Visiting Museums in Times of Trouble

Growing up, I had always wanted to be one of those classy people who loved going to museums – someone who would look at a painting and say: “Oh my God, Monet is just speaking to me through these haystacks. They clearly represent the individual’s struggle against the socially constructed ordinary.” The reality though, was that my attention span was nowhere near great enough to appreciate looking at a static image on a wall for any extended period of time.

One summer, I worked as a camp counselor in Maine. I was born in a city just forty minutes away, and I hadn’t returned to the area since my family moved to Michigan when I was five; so, needless to say, I had grand expectations of being “at home” again and all of the Dorothy-Gale-complex-driven feeling-like-I-belonged-somewhere idealizations that came with that. To my shock, it was one of the worst experiences of my life for many reasons, a primary one being that it was so annoyingly, frustratingly, and sometimes horrifyingly loud. Children were screaming and chanting at the tops of their lungs wherever I went, which created a sense of falseness and confinement in the state I had always elevated as being the land of freedom and peace in my mind.

On a day off, I visited Old Port, a touristy (yet beautiful and culturally-diverse) area of Portland, ME. I recalled that my mother had recommended I go to the Portland Museum of Art while I was there; so partly in interest, but mostly to appease her, I went. And, as you can probably guess, it was one of those instances where mother knew best.

As I made my way through the building, I was surprised to find that I wasn’t having my usual, cynical, “Who the hell thinks stacked sardine cans constitute art?” thoughts. Instead, I felt my pulse lowering to tranquil levels again. The incredible sound of silence resonated in my ears, traveling through my brain and relieving my mind of anxiety.

That day, I finally understood the appeal of museums (or at least, how they appealed to me).
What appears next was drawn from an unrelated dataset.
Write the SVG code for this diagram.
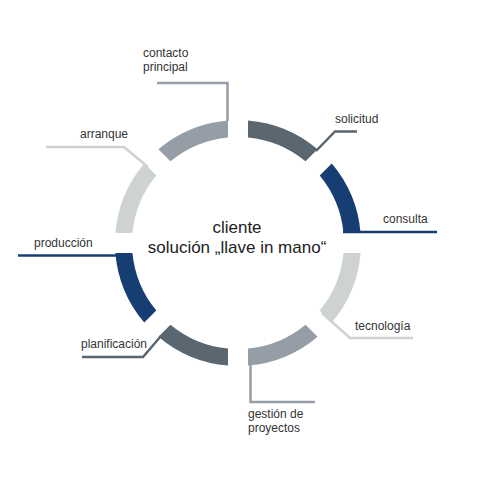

I was alone most of the time and the people who occasionally passed by would speak in whispers as if there was some greater force among us which warranted respect. I was just there, and I was me, but that didn’t really matter, and it was blissfully quiet. The preserved characters in portraits and sculptures never ridiculed like the teenage girls I tried to teach every day. They didn’t follow young women alone into cabins at night and take pleasure in terrifying them like my supervisor did with me. They stared, and calmed, and aided in the process of remembrance. Portland was the Maine that had been beckoning in my dreams for fourteen years and I felt a connection to that museum. Its uprooted collections of painted and sculpted people were more real than the fake bullshit that was that camp. It was a vital and awakening experience. Now, I’m certainly not saying that I envisioned old-white-man God, sitting, perched upon a cloud above that city, looking down and twirling a beard as he magically induced a revelation within me, but this moment was the closest I had ever come to feeling completely enlightened, spiritually-aware, and secure in the world. I was at home there.